CHICAGO – The family of Juan de Dios Romero, an undocumented Mexican deaf-mute missing since April when he tried to cross the border into Arizona for the second time in a few days, asked the consul general of Mexico in Chicago to help them find him “dead or alive.”
“We fear the worst, because he could well have been left to die by people smugglers in the Sonora desert,” his sister Cristina told a press conference.
As she told it, the last time they knew anything of Romero, 41, was from a smuggler who called the family in the nearby city of Waukegan, Illinois, to demand payment of $1,500 to bring him across the border illegally.
That occurred in April, four months after Romero traveled to Mexico to see a woman he met on the Internet.
According to Cristina, it was the second time her brother tried to return to Illinois, because the first time he was detained by the Border Patrol and deported back to his country.

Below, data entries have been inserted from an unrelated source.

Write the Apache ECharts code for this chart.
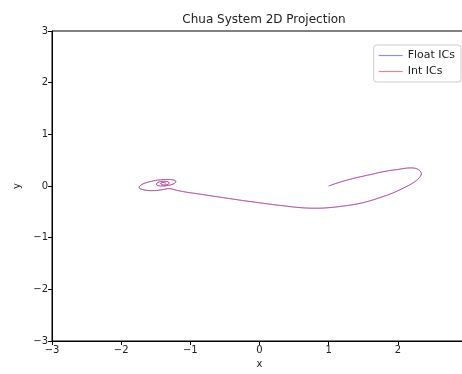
<!DOCTYPE html>
<html>
<head>
<meta charset="utf-8">
<script src="https://cdn.jsdelivr.net/npm/echarts@6/dist/echarts.min.js"></script>
<style>html,body{margin:0;padding:0;background:#fff}#c{width:462px;height:374px}</style>
</head>
<body>
<div id="c"></div>
<script>
const titleText = "Chua System 2D Projection";
const seriesNames = ["Float ICs", "Int ICs"];
const xTicks = [-3, -2, -1, 0, 1, 2, 3];
const yTicks = [-3, -2, -1, 0, 1, 2, 3];

const floatX = [1.00, 1.20, 1.40, 1.60, 1.80, 2.00, 2.18, 2.28, 2.34, 2.31, 2.22, 2.08, 1.92, 1.75, 1.59, 1.40, 1.20, 1.00, 0.82, 0.60, 0.39, 0.20, 0.00, -0.30, -0.60, -0.90, -1.10, -1.22, -1.30,
  -1.42, -1.55, -1.67, -1.74, -1.70, -1.58, -1.43, -1.30, -1.21, -1.23, -1.32, -1.42, -1.49, -1.47, -1.38, -1.31, -1.32, -1.39, -1.43, -1.39, -1.35];
const floatY = [0.00, 0.09, 0.16, 0.22, 0.28, 0.32, 0.35, 0.33, 0.24, 0.16, 0.06, -0.04, -0.14, -0.22, -0.29, -0.35, -0.39, -0.42, -0.43, -0.42, -0.39, -0.36, -0.325, -0.27, -0.21, -0.15, -0.11, -0.075, -0.05,
  -0.075, -0.09, -0.075, -0.03, 0.03, 0.085, 0.12, 0.125, 0.09, 0.05, 0.01, 0.00, 0.03, 0.07, 0.09, 0.07, 0.03, 0.02, 0.05, 0.07, 0.05];
const intX = [1.00, 1.20, 1.40, 1.60, 1.80, 2.00, 2.18, 2.28, 2.34, 2.31, 2.22, 2.08, 1.92, 1.75, 1.59, 1.40, 1.20, 1.00, 0.82, 0.60, 0.39, 0.20, 0.00, -0.30, -0.60, -0.90, -1.10, -1.22, -1.30,
  -1.42, -1.55, -1.67, -1.74, -1.70, -1.58, -1.43, -1.30, -1.21, -1.23, -1.32, -1.42, -1.49, -1.47, -1.38, -1.31, -1.32, -1.39, -1.43, -1.39, -1.35];
const intY = [0.00, 0.09, 0.16, 0.22, 0.28, 0.32, 0.35, 0.33, 0.24, 0.16, 0.06, -0.04, -0.14, -0.22, -0.29, -0.35, -0.39, -0.42, -0.43, -0.42, -0.39, -0.36, -0.325, -0.27, -0.21, -0.15, -0.11, -0.075, -0.05,
  -0.075, -0.09, -0.075, -0.03, 0.03, 0.085, 0.12, 0.125, 0.09, 0.05, 0.01, 0.00, 0.03, 0.07, 0.09, 0.07, 0.03, 0.02, 0.05, 0.07, 0.05];

const pts = (xs, ys) => xs.map((x, i) => [x, ys[i]]);
const fmt = v => String(v).replace('-', '\u2212');
const FONT = 'DejaVu Sans';

const chart = echarts.init(document.getElementById('c'), null, {renderer: 'canvas'});
const axisCommon = {
  type: 'value', min: xTicks[0], max: xTicks[xTicks.length - 1], interval: 1,
  axisLine: {show: true, onZero: false, lineStyle: {color: '#000', width: 1}},
  axisTick: {show: true, length: 4, inside: false, lineStyle: {color: '#000', width: 1}},
  axisLabel: {color: '#222', fontFamily: FONT, fontSize: 10, formatter: fmt, margin: 4},
  splitLine: {show: false},
  nameTextStyle: {color: '#222', fontFamily: FONT, fontSize: 10},
  nameLocation: 'middle'
};
chart.setOption({
  animation: false,
  title: {text: titleText, left: 259, top: 9, textAlign: 'center',
    textStyle: {fontFamily: FONT, fontSize: 12, fontWeight: 'normal', color: '#222'}},
  grid: {left: 52, right: -5, top: 31, bottom: 33, show: true, borderColor: '#000', borderWidth: 1,
    containLabel: false, outerBoundsMode: 'none'},
  legend: {
    data: seriesNames, orient: 'vertical', right: 1, top: 45,
    icon: 'rect', itemWidth: 24, itemHeight: 1.2, itemGap: 5,
    backgroundColor: '#fff', borderColor: '#ccc', borderWidth: 1, borderRadius: 3,
    padding: [5, 6, 5, 5],
    textStyle: {fontFamily: FONT, fontSize: 11, color: '#222'}
  },
  xAxis: Object.assign({}, axisCommon, {name: 'x', nameGap: 18}),
  yAxis: Object.assign({}, axisCommon, {min: yTicks[0], max: yTicks[yTicks.length - 1], name: 'y', nameGap: 27, nameRotate: 90}),
  series: [
    {name: seriesNames[0], type: 'line', data: pts(floatX, floatY), showSymbol: false, smooth: 0.4,
      color: 'rgba(70,70,200,0.6)', lineStyle: {width: 1, color: 'rgba(60,60,230,0.55)'}},
    {name: seriesNames[1], type: 'line', data: pts(intX, intY), showSymbol: false, smooth: 0.4,
      color: 'rgba(210,110,110,0.8)', lineStyle: {width: 1, color: 'rgba(235,40,90,0.55)'}}
  ]
});
</script>
</body>
</html>
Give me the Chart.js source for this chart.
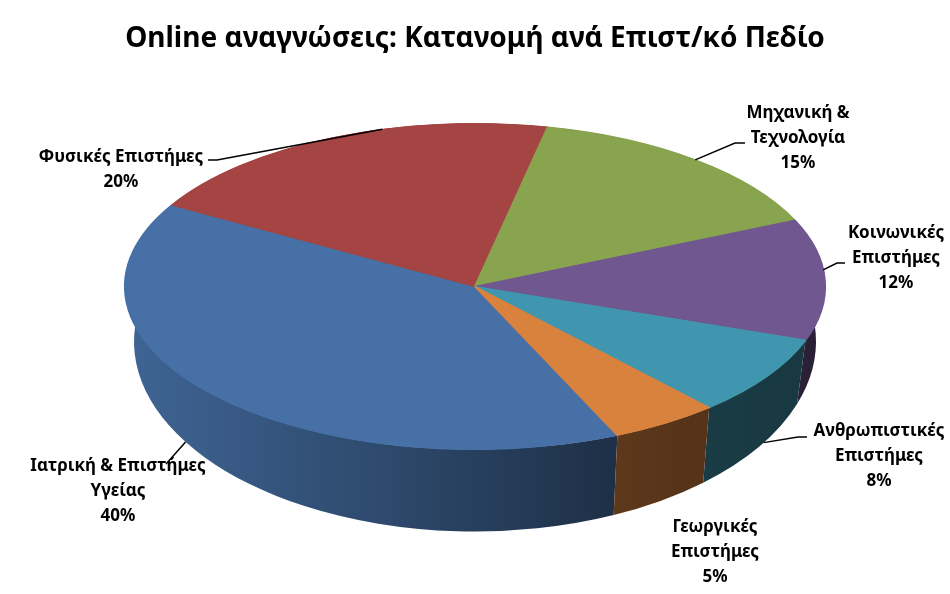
<!DOCTYPE html>
<html lang="el">
<head>
<meta charset="utf-8">
<title>Online αναγνώσεις</title>
<script src="https://cdn.jsdelivr.net/npm/chart.js@4.4.0/dist/chart.umd.min.js"></script>
<style>
  html, body { margin: 0; padding: 0; background: #fff; }
  #wrap { width: 950px; height: 594px; position: relative; }
</style>
</head>
<body>
<div id="wrap"><canvas id="readsChart"></canvas></div>
<script>
// Chart data
const categories = [
  ['Ιατρική & Επιστήμες', 'Υγείας'],
  ['Φυσικές Επιστήμες'],
  ['Μηχανική &', 'Τεχνολογία'],
  ['Κοινωνικές', 'Επιστήμες'],
  ['Ανθρωπιστικές', 'Επιστήμες'],
  ['Γεωργικές', 'Επιστήμες']
];
const shares = [40, 20, 15, 12, 8, 5];
const sliceColors = ['#4670A6', '#A44443', '#89A44E', '#70578F', '#4096AE', '#D8823E'];

// Look of the fake 3D pie
const RX = 350;                                   // horizontal radius of the top face on screen
const BOTTOM = { dy: 55, rx: 341, ry: 190 };      // bottom rim, seen at a steeper angle
const LINE_H = 25;
const LABEL_FONT = 'bold 17px "Noto Sans"';

// where each label's text sits, the stub of its leader line,
// and how far along the slice the leader touches the pie
const labelSpots = [
  { x: 118, y: 466, lead: [[166, 464]], at: 0.57 },
  { x: 121, y: 157, lead: [[208, 160], [217, 160]], at: 0.62 },
  { x: 798, y: 113, lead: [[745, 143], [735, 143]], at: 0.5 },
  { x: 896, y: 233, lead: [[845, 263], [837, 263]], at: 0.42 },
  { x: 879, y: 431, lead: [[807, 437], [798, 437]], at: 0.45 },
  { x: 715, y: 527, lead: null }
];

// darkening of the side wall from left to right
const sideStops = [[0, 0.9], [0.4, 0.63], [0.68, 0.44], [0.8, 0.4], [1, 0.37]];

function shade(hex, f) {
  const n = parseInt(hex.slice(1), 16);
  const r = Math.round(((n >> 16) & 255) * f);
  const g = Math.round(((n >> 8) & 255) * f);
  const b = Math.round((n & 255) * f);
  return `rgb(${r},${g},${b})`;
}

// Squash the pie into an ellipse and give it a side wall
const pie3d = {
  id: 'pie3d',
  beforeDatasetsDraw(chart) {
    const arcs = chart.getDatasetMeta(0).data;
    const ctx = chart.ctx;
    const { x: cx, y: cy, outerRadius: r } = arcs[0];
    const sx = RX / r;
    ctx.save();
    ctx.translate(cx, cy);
    ctx.scale(sx, 1);
    ctx.translate(-cx, -cy);

    arcs.forEach((arc, i) => {
      const grad = ctx.createLinearGradient(cx - r, 0, cx + r, 0);
      sideStops.forEach(s => grad.addColorStop(s[0], shade(sliceColors[i], s[1])));
      ctx.beginPath();
      ctx.arc(cx, cy, r, arc.startAngle, arc.endAngle);
      ctx.ellipse(cx, cy + BOTTOM.dy, BOTTOM.rx / sx, BOTTOM.ry, 0, arc.endAngle, arc.startAngle, true);
      ctx.closePath();
      ctx.fillStyle = grad;
      ctx.fill();
    });
  },
  afterDatasetsDraw(chart) {
    chart.ctx.restore();
  },
  afterDraw(chart) {
    const arcs = chart.getDatasetMeta(0).data;
    const ctx = chart.ctx;
    const { x: cx, y: cy, outerRadius: r } = arcs[0];
    ctx.save();
    ctx.font = LABEL_FONT;
    ctx.fillStyle = '#000';
    ctx.strokeStyle = '#000';
    ctx.lineWidth = 1.5;
    ctx.textAlign = 'center';
    ctx.textBaseline = 'middle';

    arcs.forEach((arc, i) => {
      const spot = labelSpots[i];
      const lines = [...categories[i], shares[i] + '%'];
      lines.forEach((t, k) => ctx.fillText(t, spot.x, spot.y + k * LINE_H));

      if (spot.lead) {
        const a = arc.startAngle + (arc.endAngle - arc.startAngle) * spot.at;
        let px = cx + Math.cos(a) * RX;
        let py = cy + Math.sin(a) * r;
        if (Math.sin(a) > 0.3) {
          // front slices: the leader touches the lower rim
          px = cx + Math.cos(a) * BOTTOM.rx;
          py = cy + BOTTOM.dy + Math.sin(a) * BOTTOM.ry;
        }
        ctx.beginPath();
        ctx.moveTo(spot.lead[0][0], spot.lead[0][1]);
        spot.lead.slice(1).forEach(p => ctx.lineTo(p[0], p[1]));
        ctx.lineTo(px, py);
        ctx.stroke();
      }
    });
    ctx.restore();
  }
};

document.addEventListener('DOMContentLoaded', () => {
  const ctx = document.getElementById('readsChart').getContext('2d');
  new Chart(ctx, {
    type: 'pie',
    data: {
      labels: categories,
      datasets: [{
        data: shares,
        backgroundColor: sliceColors,
        borderColor: sliceColors,
        borderWidth: 1,
        hoverOffset: 0,
        offset: 0
      }]
    },
    options: {
      responsive: true,
      maintainAspectRatio: false,
      animation: false,
      events: [],
      rotation: 156,
      layout: { padding: { top: 0, bottom: 144, left: 0, right: 0 } },
      plugins: {
        legend: { display: false },
        tooltip: { enabled: false },
        title: {
          display: true,
          text: 'Online αναγνώσεις: Κατανομή ανά Επιστ/κό Πεδίο',
          color: '#000',
          font: { family: '"Noto Sans"', size: 28, weight: 'bold', lineHeight: 1.2 },
          padding: { top: 22, bottom: 67.4 }
        }
      }
    },
    plugins: [pie3d]
  });
});
</script>
</body>
</html>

“The coyote seemed to know everything about my brother and we sent him the money, but we never heard any more about Juan de Dios,” she said.
The missing person first came to the United States in 1991, and after living 10 years in Los Angeles decided to move to Illinois to join his family. He settled in Waukegan until last Dec. 22 when he left for Mexico.
Cristina Romero said that her brother e-mailed her in April after failing in his first attempt to return.
“He told me he was in Hermosillo and that they were taking him to Sonorita to cross the desert,” she said.
Julie Contreras, of the League of United Latin American Citizens of Waukegan, said that her organization sought aid from the governments of Mexico and the United States to “find a human being left to his fate in the desert.”
“The coyotes are criminals, killers who should be pursued and wiped out for leaving our people to die in the desert,” she said.
“It’s unacceptable that despite the fences, patrols and militarization, the border remains an insecure no-man’s land,” she said.
Also taking part in the press conference were relatives of Jaime Pasillas, a Mexican who died 1˝ months ago in similar circumstances while crossing the desert, also on his way to Waukegan, a city with many residents of Mexican origin.
“I want justice for my son, I want them to find those guilty of his death,” his mother Maria said.
Mario Pasillas said that the family was given no help in the search either by the Mexican or the U.S. government, and that they found the body in an “Arizona morgue after driving all around the state asking everywhere they went.”
The consul general of Mexico in Chicago, Eduardo Arnal Palomera, said that he had sent the information about Juan de Dios Romero’s disappearance to the Mexican Consulates in the Arizona border towns of Nogales and Yuma.
“This consulate will be in touch with our consulates on the border to keep Juan’s family here in Chicago informed,” he said.